I suspect that "Loro scrivono di lei" would mean that they're using her blood for ink and "Loro scrivono su lei" would mean they're using her skin for paper. Maybe best to think of "su di" as a single compound word. At least it doesn't combine the two ideas!
I actually just got this wrong because I thought 'on her' was just too ridiculous haha
not really, "Loro scrivono (su) di lei" means "they write about/on her" and "Loro scrivono su lei" is just wrong
Suppose I said Ho una scheda. (I have a card) What's wrong with Loro scrivono su lei? (They write on it.)

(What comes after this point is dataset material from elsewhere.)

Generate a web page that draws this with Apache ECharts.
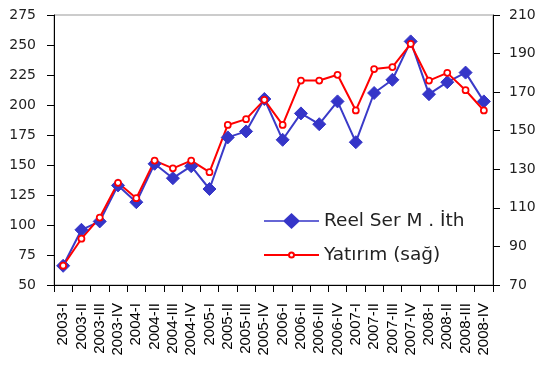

lei is only used for persons or animals, for objects like a card you have to use "essa" but i'm not sure you can say "loro scrivono su essa" and even if is correct you will never hear someone saying that, they'll say "loro scrivono su di essa". the only example i can think of that doesnt use "di" is when you are talking about someone famous, for example:"questo libro è su Dante Alighieri" (this book is about Dante Alighieri") in this case you cannot use "di"!

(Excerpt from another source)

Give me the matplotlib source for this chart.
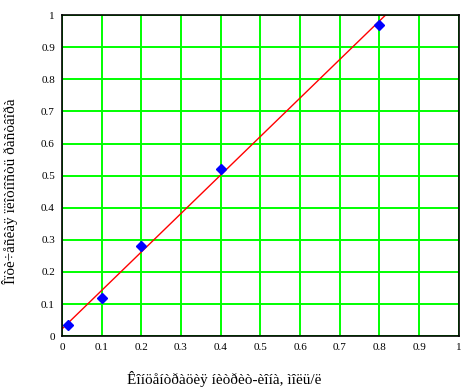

The is no such distinction between lei and essa. Both can be used for humans, animal, things, ideas... https://it.m.wikipedia.org/wiki/Pronome_personale_in_italiano or http://www.treccani.it/enciclopedia.
Essa feels sowewhat old fashioned but it's in no way only used for animals.
Grazie per la tua risposta, comonque io ho una domanda. Come posso dicere "they are writing on it"?
Sorry, but those translations made me laugh. XD But I see what you're getting at.
This seems to be like a phrase "su di lei" means, according to DL "about her".
I remember this song which starts with "su di noi' being stuck in my head for years without knowing the slightest bit what it's about.
Could one write "Scriviamo sopra lei?" (or am I just thinking too much in Spanish?)
So I translated "They write about you" because I did not pay attention, and yet it was accepted. Isn't that wrong?
Although "Lei" could be used; however, it's not correct here because the "Lei" with a capital signifies the formal "you". Here we just have "lei" which would simply be "her".
Technically it should be wrong because the formal "you" is "Lei" with a capital "L"; however, that is for writing and not speaking
My answer of "They write on her" was accepted. A big difference in English from "They write about her". Just say'n
Do you need to put loro in front of scrivono, DL didn't put we in front of scriviamo?
Just a question.. In Italian if we want to say we write/talk about something we use " su di" for the "about?
Is "su di" fixed, regardless of gender and number? So i wrote about him/her/them would be su di lui/lei/loro?
What about if I wanted to use a different sort of article after su di? e.g "they wrote about the war" , "they wrote about those women"
I'm quite excited that I've come across a new phrase.
Is my reasoning correct?
Su = about
Lei = she Di lei = her
Su di lei = about her
Su lei =about she (which is obviously wrong)
i understand that this sentence can mean both "they write about her" and "they write on her". is there any other way to say these sentences in italian? like, to be more precise because i dont want to confuse people. or people would understand me b/c of context anyway?
Can we use"mettiamo su lo zucchero sulle torte"for "we put some sugar on the cakes", thanks.
In that case the translation would be: "Mettiamo DELLO zucchero sulle torte"
I still have trouble finding the reason that "di" is being used here.. Can someone please explain? Thanks :)
That's not a terribly helpful comment. What would be helpful is for him to state WHAT exactly is wrong...
I am not sure if you are kidding or not, but you seriously need to not take this seriously (other than the fact that you've wrongly misinterpreted the sentence ).
What a-to-do about su! (Okay I´ve been writing poetry lately, but let me tell you I am also a native English speaker (educated British, brought up American) and in neither would OVER YOU be used, though you can say, I wrote all over you when you were sleeping.....anyway, we are not here to discuss English, but to figure out if su di is a mistake or just a redundancy that is acceptable. So answer that please.
"Su di" is perfectly acceptable before singular indeterminate articles (un, uno, una) and personal pronouns (such as in this case); "di" doesn't serve any grammatical function, but in the case of personal pronouns it's so common that it feels odd without.
Then is it not correct to use only "di"? I'm still confused because Duolingo says both of them mean "about" and doesn't translate them as a phrase.
I found an entry in Treccani's Q&A and they seem to list only those two cases too: http://www.treccani.it/magazine/lingua_italiana/domande_e_risposte/grammatica/grammatica_190.html A similar but different case is when "su" is followed by the partitive article, which has the same form as di+article, e.g. "un consiglio su delle cuffie" (an advice about headsets).